For the past few summers and winter breaks, I’ve worked as a marketing intern at a small, elite, and very intense engineering college outside of Boston. That’s the school’s entire focus: engineering. That's the only thing you can get a degree in.
Students came from all over the country and as far away as China, India and South Korea to research and build cutting edge mechanical and technical advancements.
I felt, easily, like the dumbest person on the entire campus.
This is not entirely new. I’ve struggled with “left brain” subjects my whole life; every piece of science and math homework was met with screaming, tutors and several breaks to drink some cold water and calm the hell down. Even the macroeconomics class I took sophomore year of college required a weekly meltdown call to my father because I needed his help to understand Keynesian models. It was very un-feminist.
Part of my job at the college was to write weekly blogs about the engineering projects students were working on. And I got so, so sick of not understanding a word out of their mouths, or when a bunch of punk-ass seventeen-year-olds laughed at me when I asked what a Raspberry Pi was. (For the record, it’s a mini-motherboard. It’s cute.)
So I started taking a coding class online during my lunch breaks.
I loved it. I loved learning Ruby at my own pace, with no grades or pressure about where my competency level “should” be, because I was already the slowest person in ten square miles! I loved that for once, numbers were doing what I wanted them to, instead of flipping places and becoming blurry when I looked at them or when some teacher inconsiderately lined them into complicated algebra equations.
Most of all, I liked learning about something besides character arcs and "this symbolizes that the author hates his father". I felt a part of me was engaged in learning in a way it had never been before, and in turn, my confidence in my place in the STEM world grew.
At the same time I was starting to feel less out of place, I saw the students I was sent to report on giving rushed, mumbling presentations. They rattled off numbers but stared blankly when asked to break them down into layman's terms.

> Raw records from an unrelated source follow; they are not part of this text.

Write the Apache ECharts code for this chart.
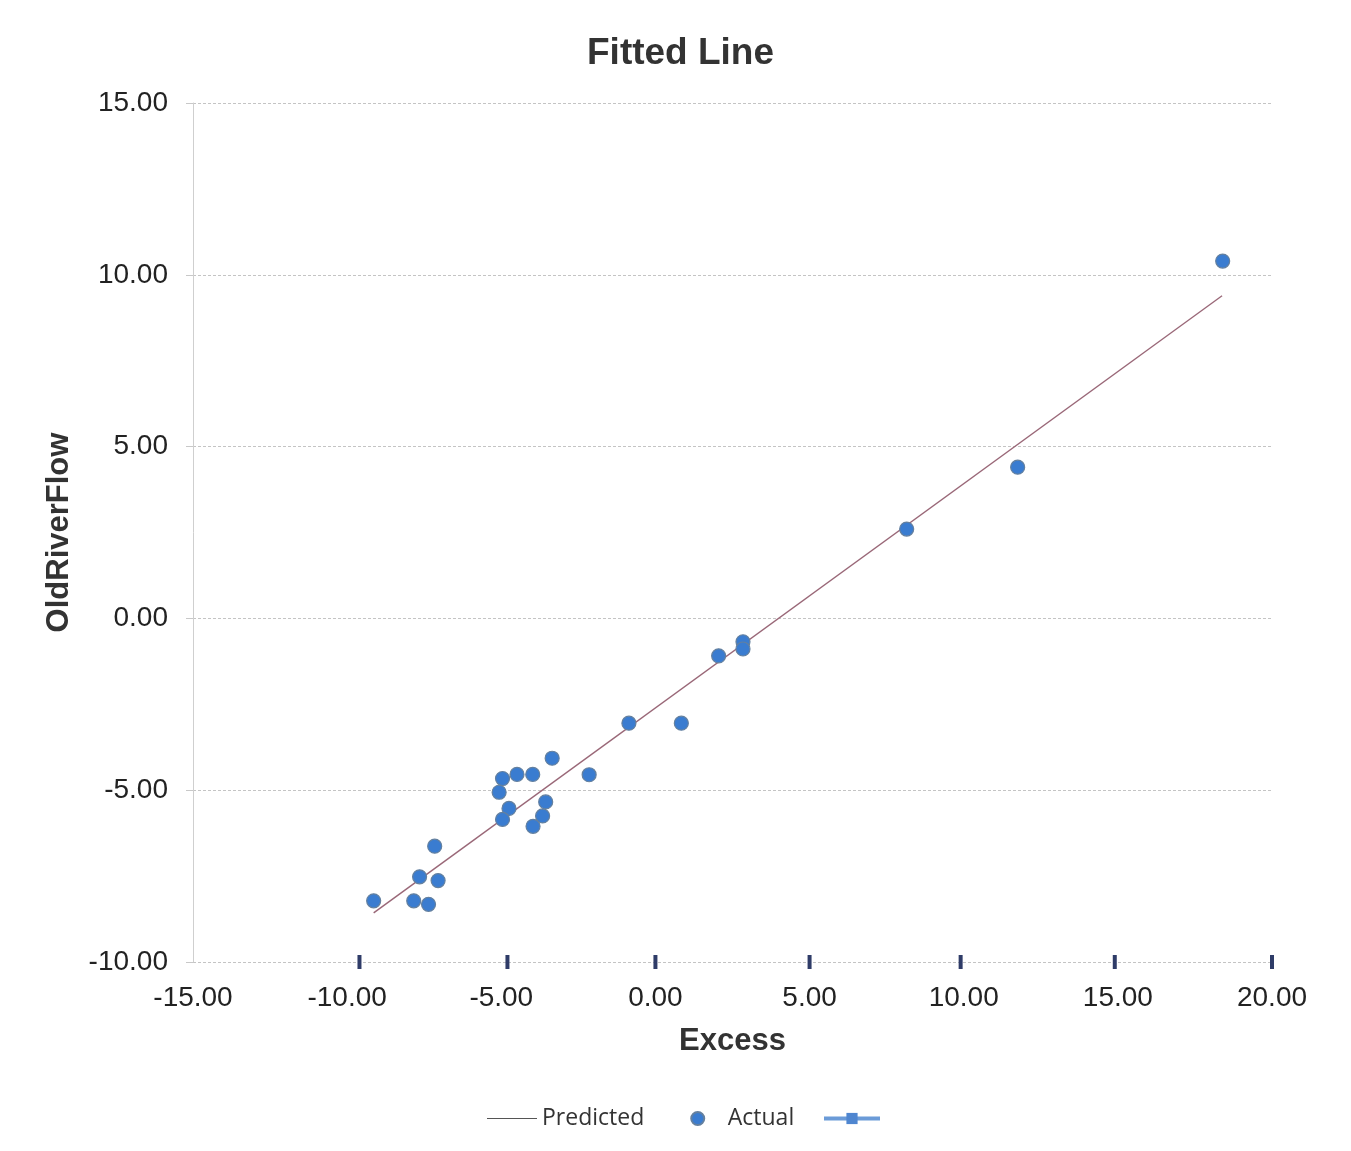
<!DOCTYPE html>
<html>
<head>
<meta charset="utf-8">
<script src="https://cdn.jsdelivr.net/npm/echarts@6/dist/echarts.min.js"></script>
<style>
html,body{margin:0;padding:0;background:#fff;}
#chart{width:1351px;height:1151px;}
</style>
</head>
<body>
<div id="chart"></div>
<script>
// Actual observations (Excess, OldRiverFlow)
const actualX = [-9.14, -7.84, -7.36, -7.65, -7.05, -7.16, -4.96, -4.49, -3.98, -5.07, -4.75, -4.96, -3.97, -3.66, -3.56, -3.35, -2.15, -0.86, 0.84, 2.05, 2.84, 2.84, 8.15, 11.75, 18.40];
const actualY = [-8.22, -8.22, -8.32, -7.52, -7.63, -6.63, -4.66, -4.54, -4.54, -5.06, -5.53, -5.85, -6.05, -5.75, -5.34, -4.07, -4.55, -3.05, -3.05, -1.09, -0.68, -0.89, 2.60, 4.40, 10.40];
// Fitted line end points
const predictedX = [-9.14, 18.38];
const predictedY = [-8.57, 9.39];
// Third (unnamed) series markers along the bottom
const markX = [-9.6, -4.8, 0.0, 5.0, 9.9, 14.9, 20.0];
const markY = [-10, -10, -10, -10, -10, -10, -10];
// Axes
const xMin = -15, xMax = 20, xStep = 5;
const yMin = -10, yMax = 15, yStep = 5;

const zip = (a, b) => a.map((v, i) => [v, b[i]]);

const legendText = {fontFamily: 'Open Sans, sans-serif', fontSize: 23, color: '#333'};

const chart = echarts.init(document.getElementById('chart'));
chart.setOption({
  backgroundColor: '#fff',
  animation: false,
  title: {
    text: 'Fitted Line',
    left: 582,
    top: 30,
    textStyle: {fontFamily: 'Liberation Sans, Arial, sans-serif', fontSize: 37, fontWeight: 'bold', color: '#333'}
  },
  grid: {left: 193, right: 79, top: 103, bottom: 189, containLabel: false},
  legend: [
    {
      left: 482,
      top: 1102,
      itemWidth: 50,
      itemHeight: 13,
      itemGap: 46,
      symbolKeepAspect: true,
      textStyle: legendText,
      data: [
        {name: 'Predicted', icon: 'path://M0,0H50V1.2H0Z', itemStyle: {color: '#555', opacity: 1}},
        {name: 'Actual', icon: 'circle'}
      ]
    },
    {
      left: 817,
      top: 1102,
      itemWidth: 56,
      itemHeight: 14,
      textStyle: legendText,
      data: [
        {name: ' ', lineStyle: {color: '#6b9bd8', width: 4, opacity: 1}, itemStyle: {color: '#4f86d0'}}
      ]
    }
  ],
  xAxis: {
    type: 'value',
    min: xMin, max: xMax, interval: xStep,
    name: 'Excess',
    nameLocation: 'middle',
    nameGap: 64,
    nameTextStyle: {fontFamily: 'Liberation Sans, Arial, sans-serif', fontSize: 31, fontWeight: 'bold', color: '#333'},
    axisLine: {show: false, onZero: false},
    axisTick: {show: false},
    splitLine: {show: false},
    axisLabel: {
      margin: 22,
      fontFamily: 'Liberation Sans, Arial, sans-serif', fontSize: 28, color: '#222',
      formatter: v => v.toFixed(2)
    }
  },
  yAxis: {
    type: 'value',
    min: yMin, max: yMax, interval: yStep,
    name: 'OldRiverFlow',
    nameLocation: 'middle',
    nameGap: 118,
    nameTextStyle: {fontFamily: 'Liberation Sans, Arial, sans-serif', fontSize: 31, fontWeight: 'bold', color: '#333'},
    axisLine: {show: true, onZero: false, lineStyle: {color: '#cfcfcf', width: 1}},
    axisTick: {show: true, length: 7, lineStyle: {color: '#c8c8c8'}},
    splitLine: {show: true, lineStyle: {color: '#c4c4c4', width: 1, type: [3, 2]}},
    axisLabel: {
      margin: 25,
      fontFamily: 'Liberation Sans, Arial, sans-serif', fontSize: 28, color: '#222',
      formatter: v => v.toFixed(2)
    }
  },
  series: [
    {
      name: 'Predicted',
      type: 'line',
      data: zip(predictedX, predictedY),
      symbol: 'none',
      lineStyle: {color: '#9a6878', width: 1.4},
      itemStyle: {color: '#9a6878'},
      z: 3
    },
    {
      name: 'Actual',
      type: 'scatter',
      data: zip(actualX, actualY),
      symbol: 'circle',
      symbolSize: 14,
      itemStyle: {color: '#3a7cd0', opacity: 1, borderColor: '#64809f', borderWidth: 1.2},
      z: 4
    },
    {
      name: ' ',
      type: 'line',
      data: zip(markX, markY),
      symbol: 'rect',
      symbolSize: [4, 14],
      showSymbol: true,
      lineStyle: {width: 0, color: '#6b9bd8'},
      itemStyle: {color: '#2f3c68'},
      z: 5
    }
  ]
});
</script>
</body>
</html>
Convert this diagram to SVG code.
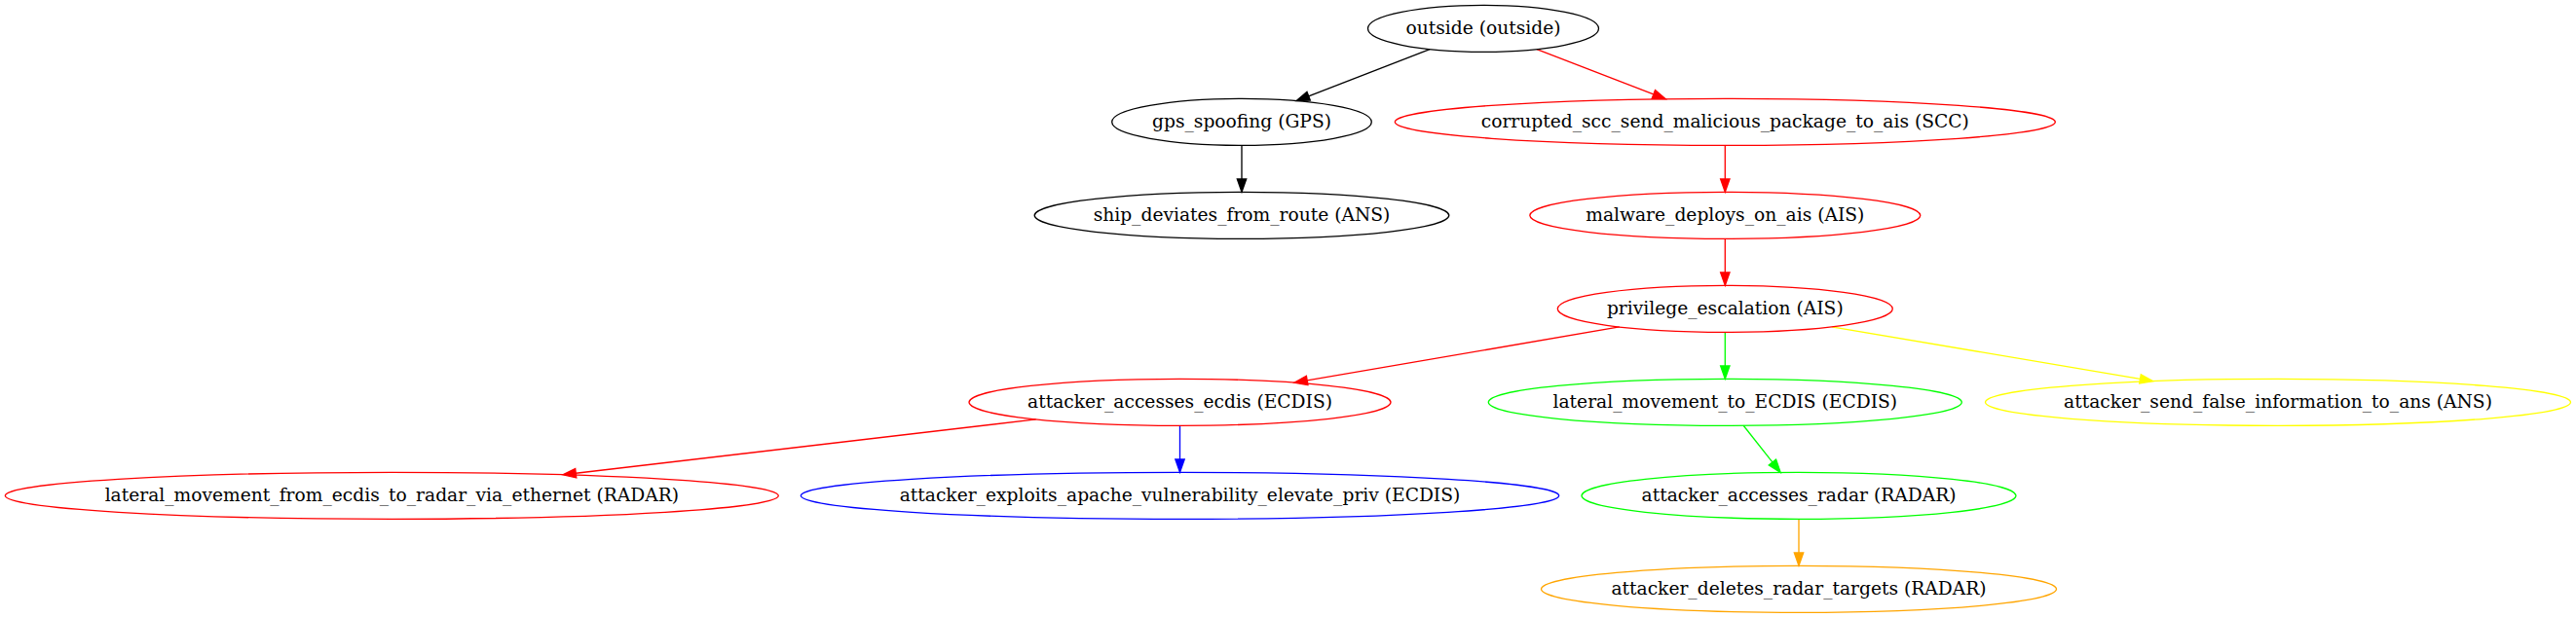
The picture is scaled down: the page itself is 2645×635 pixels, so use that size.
<svg xmlns="http://www.w3.org/2000/svg" width="2645" height="635" viewBox="0 0 2645 635">
<style>
.n ellipse{fill:none;stroke-width:1.333}
.n text{font-family:"DejaVu Serif","Liberation Serif",serif;font-size:18.667px;fill:#000;text-anchor:middle}
.e path{fill:none;stroke-width:1.333}
.k{stroke:#000}.r{stroke:#ff0000}.g{stroke:#00ff00}.b{stroke:#0000ff}.y{stroke:#ffff00}.o{stroke:#ffa500}
</style>
<defs>
<marker id="ak" viewBox="0 0 13.333 9.333" markerWidth="13.333" markerHeight="9.333" refX="0" refY="4.667" orient="auto" markerUnits="userSpaceOnUse" overflow="visible"><path d="M0,0L13.333,4.667L0,9.333z" fill="#000" stroke="#000" stroke-width="1.333"/></marker>
<marker id="ar" viewBox="0 0 13.333 9.333" markerWidth="13.333" markerHeight="9.333" refX="0" refY="4.667" orient="auto" markerUnits="userSpaceOnUse" overflow="visible"><path d="M0,0L13.333,4.667L0,9.333z" fill="#ff0000" stroke="#ff0000" stroke-width="1.333"/></marker>
<marker id="ag" viewBox="0 0 13.333 9.333" markerWidth="13.333" markerHeight="9.333" refX="0" refY="4.667" orient="auto" markerUnits="userSpaceOnUse" overflow="visible"><path d="M0,0L13.333,4.667L0,9.333z" fill="#00ff00" stroke="#00ff00" stroke-width="1.333"/></marker>
<marker id="ab" viewBox="0 0 13.333 9.333" markerWidth="13.333" markerHeight="9.333" refX="0" refY="4.667" orient="auto" markerUnits="userSpaceOnUse" overflow="visible"><path d="M0,0L13.333,4.667L0,9.333z" fill="#0000ff" stroke="#0000ff" stroke-width="1.333"/></marker>
<marker id="ay" viewBox="0 0 13.333 9.333" markerWidth="13.333" markerHeight="9.333" refX="0" refY="4.667" orient="auto" markerUnits="userSpaceOnUse" overflow="visible"><path d="M0,0L13.333,4.667L0,9.333z" fill="#ffff00" stroke="#ffff00" stroke-width="1.333"/></marker>
<marker id="ao" viewBox="0 0 13.333 9.333" markerWidth="13.333" markerHeight="9.333" refX="0" refY="4.667" orient="auto" markerUnits="userSpaceOnUse" overflow="visible"><path d="M0,0L13.333,4.667L0,9.333z" fill="#ffa500" stroke="#ffa500" stroke-width="1.333"/></marker>
</defs>
<rect width="2645" height="635" fill="#fff"/>
<g id="edges" class="e">
<path class="k" marker-end="url(#ak)" d="M1468.07,50.6L1343.65,98.76"/>
<path class="r" marker-end="url(#ar)" d="M1577.99,50.59L1697.81,96.91"/>
<path class="k" marker-end="url(#ak)" d="M1275,149.33L1275,184"/>
<path class="r" marker-end="url(#ar)" d="M1771.3,149.33L1771.3,184"/>
<path class="r" marker-end="url(#ar)" d="M1771.3,245.33L1771.3,280"/>
<path class="r" marker-end="url(#ar)" d="M1662.74,335.95L1342.17,390.92"/>
<path class="g" marker-end="url(#ag)" d="M1771.3,341.33L1771.3,376"/>
<path class="y" marker-end="url(#ay)" d="M1880.77,335.84L2197.53,389.41"/>
<path class="r" marker-end="url(#ar)" d="M1063.68,430.87L591.24,486.25"/>
<path class="b" marker-end="url(#ab)" d="M1211.5,437.33L1211.5,472"/>
<path class="g" marker-end="url(#ag)" d="M1790.17,437.26L1819.89,474.95"/>
<path class="o" marker-end="url(#ao)" d="M1847,533.33L1847,568"/>
</g>
<g id="outside" class="n"><ellipse class="k" cx="1523" cy="29.33" rx="118.5" ry="24"/><text x="1523" y="34.5">outside (outside)</text></g>
<g id="gps_spoofing" class="n"><ellipse class="k" cx="1275" cy="125.33" rx="133.3" ry="24"/><text x="1275" y="130.5">gps_spoofing (GPS)</text></g>
<g id="corrupted_scc" class="n"><ellipse class="r" cx="1771.3" cy="125.33" rx="339" ry="24"/><text x="1771.3" y="130.5">corrupted_scc_send_malicious_package_to_ais (SCC)</text></g>
<g id="ship_deviates" class="n"><ellipse class="k" cx="1275" cy="221.33" rx="212.8" ry="24"/><text x="1275" y="226.5">ship_deviates_from_route (ANS)</text></g>
<g id="malware_deploys" class="n"><ellipse class="r" cx="1771.3" cy="221.33" rx="200.5" ry="24"/><text x="1771.3" y="226.5">malware_deploys_on_ais (AIS)</text></g>
<g id="privilege_escalation" class="n"><ellipse class="r" cx="1771.3" cy="317.33" rx="172" ry="24"/><text x="1771.3" y="322.5">privilege_escalation (AIS)</text></g>
<g id="attacker_accesses_ecdis" class="n"><ellipse class="r" cx="1211.5" cy="413.33" rx="216.5" ry="24"/><text x="1211.5" y="418.5">attacker_accesses_ecdis (ECDIS)</text></g>
<g id="lateral_movement_to_ECDIS" class="n"><ellipse class="g" cx="1771.3" cy="413.33" rx="243" ry="24"/><text x="1771.3" y="418.5">lateral_movement_to_ECDIS (ECDIS)</text></g>
<g id="attacker_send_false" class="n"><ellipse class="y" cx="2339" cy="413.33" rx="300.5" ry="24"/><text x="2339" y="418.5">attacker_send_false_information_to_ans (ANS)</text></g>
<g id="lateral_movement_from_ecdis" class="n"><ellipse class="r" cx="402.3" cy="509.33" rx="397" ry="24"/><text x="402.3" y="514.5">lateral_movement_from_ecdis_to_radar_via_ethernet (RADAR)</text></g>
<g id="attacker_exploits_apache" class="n"><ellipse class="b" cx="1211.5" cy="509.33" rx="389.2" ry="24"/><text x="1211.5" y="514.5">attacker_exploits_apache_vulnerability_elevate_priv (ECDIS)</text></g>
<g id="attacker_accesses_radar" class="n"><ellipse class="g" cx="1847" cy="509.33" rx="223" ry="24"/><text x="1847" y="514.5">attacker_accesses_radar (RADAR)</text></g>
<g id="attacker_deletes_radar_targets" class="n"><ellipse class="o" cx="1847" cy="605.33" rx="264.5" ry="24"/><text x="1847" y="610.5">attacker_deletes_radar_targets (RADAR)</text></g>
</svg>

Their PowerPoints were in 10-point font that gave you a headache to read. They’d fallen victim to the same thinking I had, but in reverse; that the world didn’t need them to learn communication skills or engaging writing because they were majoring in a STEM field.
Something I learned, long before my brief foray into the Silicon world, is that the idea of an analytical left brain and a creative right one isn’t a scientific fact. It’s a metaphor, a story that has gradually been accepted as a given truth (writers tend to do that - present company included.)
But people can’t survive with only one half of their brain running. We’re not dolphins. Likewise, the world, the citizens of the 21st century, can’t survive, let alone flourish, if we force people to pick an educationjust in STEM or just in liberal arts. So writing majors should learn some coding. Physics students should take an Art and Design class. Technical and creative arts education shouldn't be mutually exclusive. In fact, people thrive when the two are put together.